Belleville

Belleville City Council approves $123.1 million budget

The Belleville City Council on Monday approved a $123.1 million budget scheduled to go into effect on May 1.

The budget is comprised of several funds that get revenue from various sources. For example, most of the property taxes collected in the city are used to support the police officer and firefighter pension funds and the library fund.

A Belleville resident with a $100,000 home can expect to pay an estimated $833 in city property taxes this year, an increase of $45, or 5.7 percent, from last year’s amount of about $788. The city previously said the estimated increase would go up $74 from $734 to $808 on a home worth $100,000 but Finance Director Jamie Maitret said Monday this estimate was incorrectly calculated.

The 2017-18 budget also includes a $28 million general fund that is used to run most of the city’s day-to-day operations. The general fund, which is the largest fund in the budget, gets most of its support from sales tax and income tax revenue. It includes a 2 percent pay raise for city employees.

Maitret told the council that the general fund approved Monday night is $62,000 lower than the current one.

Firefighters and police officers aren’t eligible for Social Security.

Scott Tyler

a Belleville alderman and firefighter

The police and fire departments combined are scheduled to get about $16.5 million from the general fund. The police department, with a $9.9 million spending plan, takes up 35 percent of the general fund and the fire department uses $6.6 million, or about 24 percent.

The $123.1 million budget is down from the current budget, which is expected to end the fiscal year on April 30 at $127.1 million. The budget fluctuates each year based on the number of capital improvement projects.
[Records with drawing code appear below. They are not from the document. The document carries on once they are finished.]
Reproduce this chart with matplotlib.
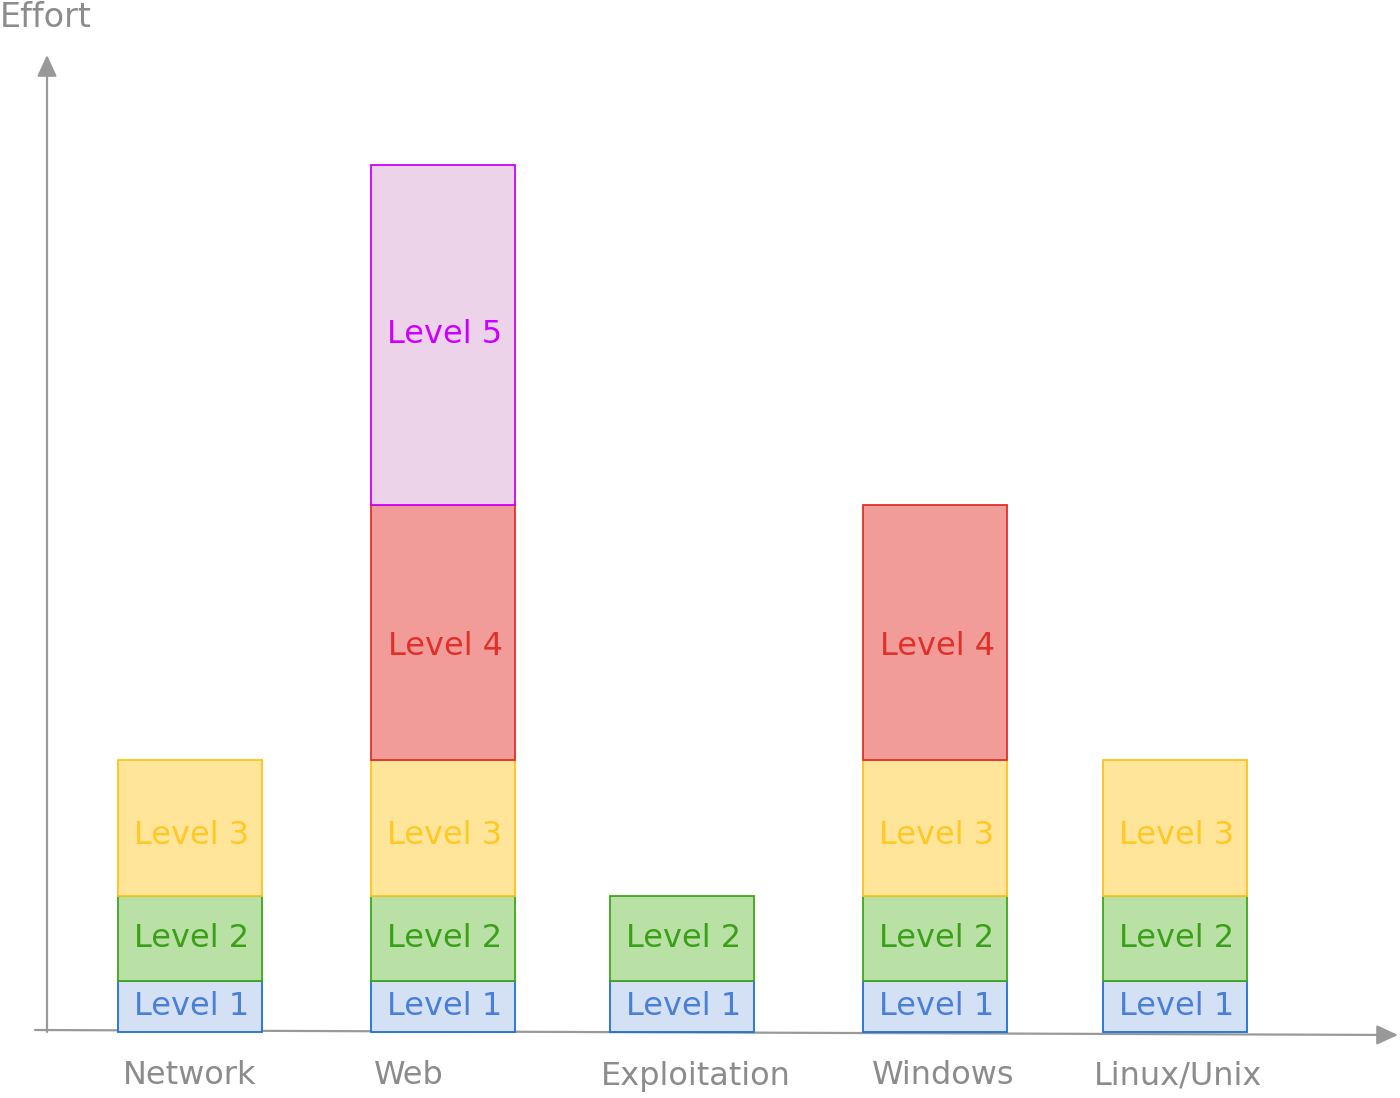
import matplotlib.pyplot as plt

# data: effort per level, per track (0 = level not present)
categories = ["Network", "Web", "Exploitation", "Windows", "Linux/Unix"]
levels = ["Level 1", "Level 2", "Level 3", "Level 4", "Level 5"]
level_effort = [3, 5, 8, 15, 20]
has_level = [
    [1, 1, 1, 0, 0],  # Network
    [1, 1, 1, 1, 1],  # Web
    [1, 1, 0, 0, 0],  # Exploitation
    [1, 1, 1, 1, 0],  # Windows
    [1, 1, 1, 0, 0],  # Linux/Unix
]

# layout (pixel-like x positions of the bars)
bar_x = [190, 443, 682, 935, 1175]
label_x = [190, 409, 696, 943, 1178]
bar_w = 144
text_dy = [0, 0, 7, 14, 0]  # small downward nudge of labels, in px

fills = ["#d4e1f5", "#b9e0a5", "#ffe599", "#f19c99", "#ecd3ea"]
edges = ["#1f6fd8", "#3ea61e", "#ffc21a", "#e0302a", "#cc00ff"]
texts = ["#4a7fd8", "#3aa018", "#ffc825", "#e0302a", "#cc00ff"]
grey = "#999999"

px = 17.0  # pixels per effort unit
fig = plt.figure(figsize=(14, 10.98), dpi=100)
ax = fig.add_axes([0, 0, 1, 1])
ax.set_xlim(0, 1400)
ax.set_ylim(-(1098 - 1032) / px, 1032 / px)
ax.axis("off")

# axes drawn as arrows
arrow = dict(arrowstyle="-|>,head_length=1.3,head_width=0.6",
             color=grey, lw=1.6, shrinkA=0, shrinkB=0)
ax.annotate("", xy=(47, (1032 - 55) / px), xytext=(47, 0), arrowprops=arrow)
ax.annotate("", xy=(1398, -3 / px), xytext=(35, 2 / px), arrowprops=arrow)

for i, cat in enumerate(categories):
    bottom = 0
    for j, lv in enumerate(levels):
        if not has_level[i][j]:
            continue
        h = level_effort[j]
        ax.bar(bar_x[i], h, bottom=bottom, width=bar_w, color=fills[j],
               edgecolor=edges[j], linewidth=1.3, zorder=3)
        ax.text(bar_x[i] + 2, bottom + h / 2 - text_dy[j] / px, lv,
                ha="center", va="center", fontsize=23, fontweight="medium",
                color=texts[j], zorder=4)
        bottom += h
    ax.text(label_x[i], -(1076 - 1032) / px, cat, ha="center", va="center",
            fontsize=23, fontweight="medium", color="#8c8c8c")

ax.text(0, (1032 - 18) / px, "Effort", ha="left", va="center",
        fontsize=24, fontweight="medium", color="#8c8c8c")

fig.savefig("out.png", dpi=100)
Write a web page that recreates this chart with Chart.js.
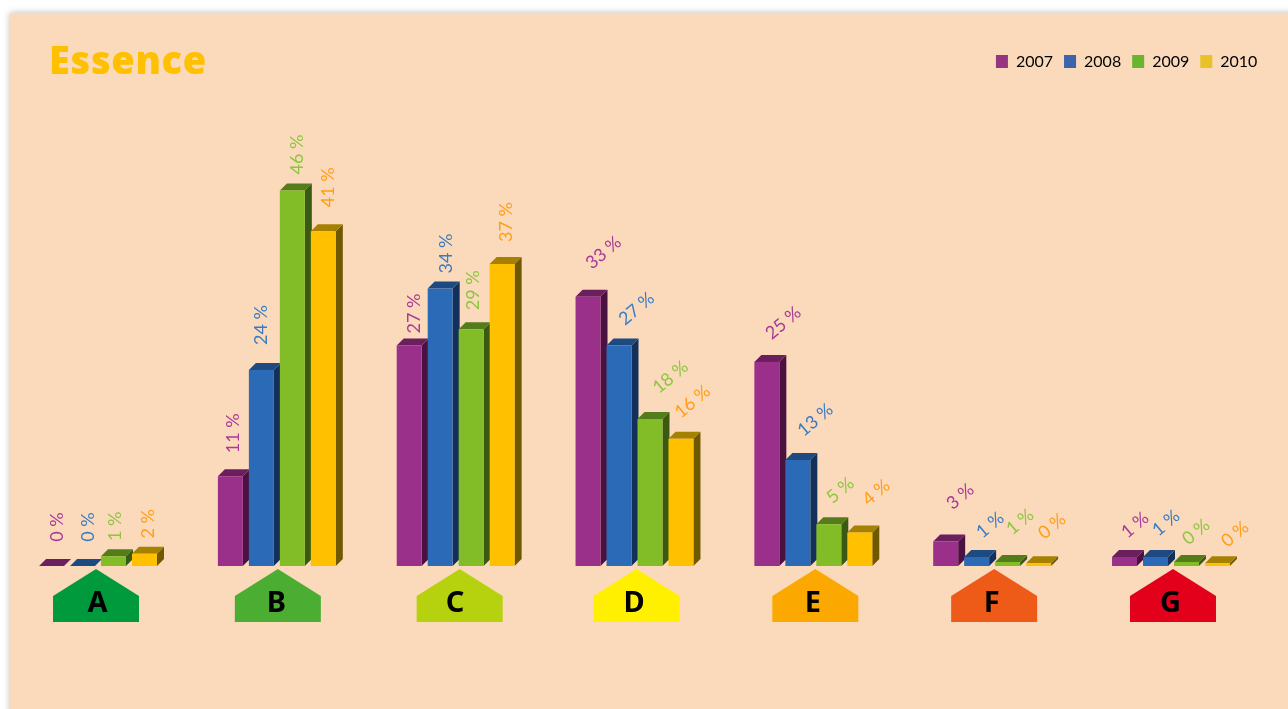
<!DOCTYPE html>
<html><head><meta charset="utf-8">
<style>
html,body{margin:0;padding:0;width:1288px;height:709px;overflow:hidden;background:#fff}
#panel{position:absolute;left:10px;top:13px;width:1300px;height:720px;background:#FBD9BB;box-shadow:0 0 7px rgba(0,0,0,.28)}
#wrap{position:absolute;left:0;top:0;width:1288px;height:709px}
</style>
<script src="https://cdn.jsdelivr.net/npm/chart.js@4"></script>
</head><body>
<div id="panel"></div>
<div id="wrap"><canvas id="c" width="1288" height="709"></canvas></div>
<script>
const categories = ['A','B','C','D','E','F','G'];
const years = ['2007','2008','2009','2010'];
// bar heights
const values2007 = [0, 11, 27, 33, 25, 3, 1.1];
const values2008 = [0, 24, 34, 27, 13, 1.1, 1.1];
const values2009 = [1.2, 46, 29, 18, 5.1, 0.5, 0.5];
const values2010 = [1.5, 41, 37, 15.6, 4.1, 0.35, 0.35];
// printed percentages
const labels2007 = [0, 11, 27, 33, 25, 3, 1];
const labels2008 = [0, 24, 34, 27, 13, 1, 1];
const labels2009 = [1, 46, 29, 18, 5, 1, 0];
const labels2010 = [2, 41, 37, 16, 4, 0, 0];

const title = 'Essence';
const frontColors = ['#9B308A','#2B6AB6','#82BC26','#FFC000'];
const sideColors  = ['#4A1240','#12305A','#3A5A12','#6E5800'];
const topColors   = ['#6B1F5F','#1D4A80','#537D1A','#A68000'];
const legendColors= ['#94357F','#3C64AB','#6AB52F','#E8C327'];
const labelColors = ['#A93A96','#3A7CC4','#8DC63F','#FF9E16'];
const classColors = ['#009A3D','#4BAE32','#B6D20F','#FFF000','#FBA900','#EE5A17','#E2001A'];
const classOffset = [-2,1,4,2,2,2,2];
const depth = 7;

// label placement relative to the bar top, by series then category
const labelDx = [[5.5,2.5,4.5,15.5,16.5,14.5,10.5],[5.5,-.5,6.5,17.5,17.5,13.5,10.5],[2,4.5,2.5,20.5,11.5,12.5,9.5],[3.5,4.5,4.5,11.5,16.5,13.5,17.5]];
const labelDy = [[-39,-43,-32,-44,-39,-45,-32],[-39,-45,-35,-37,-40,-32,-34],[-30,-36,-39,-42,-34,-40,-30],[-30,-44,-42,-37,-40,-37,-29]];
const labelAngle = [-90,-90,-90,-40,-40,-40,-40];

const seriesValues = [values2007,values2008,values2009,values2010];
const seriesLabels = [labels2007,labels2008,labels2009,labels2010];

const extrude = {
  id:'extrude',
  afterLayout(chart){
    if(chart.legend){chart.legend.right += 8;}
  },
  beforeDatasetsDraw(chart){
    const ctx = chart.ctx;
    chart.data.datasets.forEach((ds,i)=>{
      chart.getDatasetMeta(i).data.forEach(bar=>{
        const l = bar.x-bar.width/2, r = bar.x+bar.width/2, t = bar.y, b = bar.base;
        ctx.fillStyle = sideColors[i];
        ctx.beginPath();ctx.moveTo(r,t);ctx.lineTo(r+depth,t-depth);ctx.lineTo(r+depth,b-depth);ctx.lineTo(r,b);ctx.closePath();ctx.fill();
        ctx.fillStyle = topColors[i];
        ctx.beginPath();ctx.moveTo(l,t);ctx.lineTo(l+depth,t-depth);ctx.lineTo(r+depth,t-depth);ctx.lineTo(r,t);ctx.closePath();ctx.fill();
      });
    });
  },
  afterDatasetsDraw(chart){
    const ctx = chart.ctx, x = chart.scales.x, base = chart.scales.y.getPixelForValue(0);
    // class pentagons and letters
    categories.forEach((c,i)=>{
      const cx = x.getPixelForValue(i), px = cx+classOffset[i];
      ctx.fillStyle = classColors[i];
      ctx.beginPath();
      ctx.moveTo(px-43,base+56);ctx.lineTo(px-43,base+30);ctx.lineTo(px,base+3);
      ctx.lineTo(px+43,base+30);ctx.lineTo(px+43,base+56);ctx.closePath();ctx.fill();
      ctx.fillStyle='#000';ctx.font='700 29px "Noto Sans"';ctx.textAlign='center';ctx.textBaseline='middle';
      ctx.fillText(c,cx-0.5,base+38);
    });
    // percentage labels
    chart.data.datasets.forEach((ds,i)=>{
      chart.getDatasetMeta(i).data.forEach((bar,j)=>{
        ctx.save();
        ctx.translate(bar.x+labelDx[i][j],bar.y+labelDy[i][j]);
        ctx.rotate(labelAngle[j]*Math.PI/180);
        ctx.fillStyle=labelColors[i];ctx.font='18px Lato';ctx.textAlign='center';ctx.textBaseline='middle';
        ctx.fillText(seriesLabels[i][j]+' %',0,0);
        ctx.restore();
      });
    });
    // title
    ctx.save();
    ctx.fillStyle='#FFC000';ctx.font='900 38px "Noto Sans"';ctx.textAlign='left';ctx.textBaseline='alphabetic';
    ctx.letterSpacing='0.7px';
    ctx.fillText(title,49,74);
    ctx.restore();
  }
};

new Chart(document.getElementById('c'),{
  type:'bar',
  data:{labels:categories,datasets:years.map((y,i)=>({
    label:y,data:seriesValues[i],backgroundColor:frontColors[i],borderWidth:0,
    categoryPercentage:0.693,barPercentage:0.806
  }))},
  options:{
    responsive:false,animation:false,
    layout:{padding:{left:8.6,right:27.6,top:42.5,bottom:143}},
    scales:{
      x:{display:false,grid:{display:false}},
      y:{display:false,min:0,max:59.6,grid:{display:false}}
    },
    plugins:{
      tooltip:{enabled:false},
      legend:{
        position:'top',align:'end',
        labels:{
          boxWidth:12,boxHeight:13,padding:11,color:'#111',font:{family:'Lato',size:16},
          generateLabels:ch=>ch.data.datasets.map((d,i)=>({text:d.label,fillStyle:legendColors[i],strokeStyle:legendColors[i],lineWidth:0,datasetIndex:i,hidden:false}))
        }
      }
    }
  },
  plugins:[extrude]
});
</script>
</body></html>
Ward 3 Alderman Scott Tyler, who also serves as a city firefighter, told the council the property tax increase linked to pensions often gets highlighted. He said one of the reasons for the increase is that the pension funds for police officers and firefighters across the state were neglected for years.

Mayor Mark Eckert said Belleville has kept up its payments for the past 20 years but acknowledged that prior to that there were “many years that our city too, kicked the can down the road and underfunded the pensions.”

The pension actuaries tell us how much we have to contribute. If they’re not funded to at least the minimum requirements, we can be subject to legal and financial ramifications.

Finance Director Jamie Maitret

“Firefighters and police officers aren’t eligible for Social Security,” Tyler said. He noted that if he retired today, he would pay for his health care insurance and get less than $25,000 annually from the firefighters’ pension fund.

“So it’s not that we’re getting crazy, out-of-line pensions, it’s that these cities for 30, 40 years, way before our time put little or no money in these funds,” Tyler said.

Maitret told aldermen: “The pension actuaries tell us how much we have to contribute. If they’re not funded to at least the minimum requirements, we can be subject to legal and financial ramifications.”

The budget approved Monday night includes the following:

▪  $15.2 million for sewer work.

▪  $1 million in TIF 3 for City Hall renovations as part of the $20.6 million plan that included the new police headquarters that opened at 720 W. Main St. last year along with the City Hall improvements expected to be finished this summer.

▪  $271,000 in TIF 3 for six police vehicles.

Aldermen voted 15-0 to approve the budget with outgoing Ward 7 Alderman Trent Galetti abstaining from the vote. Galetti, who lost his re-election bid to Dennis Weygandt on April 4, said he didn’t think he should vote on a budget that covers a year that he will not be in office. Weygandt will take office May 1.

In other business

▪  Scott Ferguson, who unsuccessfully challenged Ward 3 Alderman Kent Randle in the April 4 election, was appointed to the city’s Zoning Board of Appeals.

▪  Eckert said the City Hall renovations will not be finished until July or August so the council approved a measure to keep meeting at Lindenwood University-Belleville until August.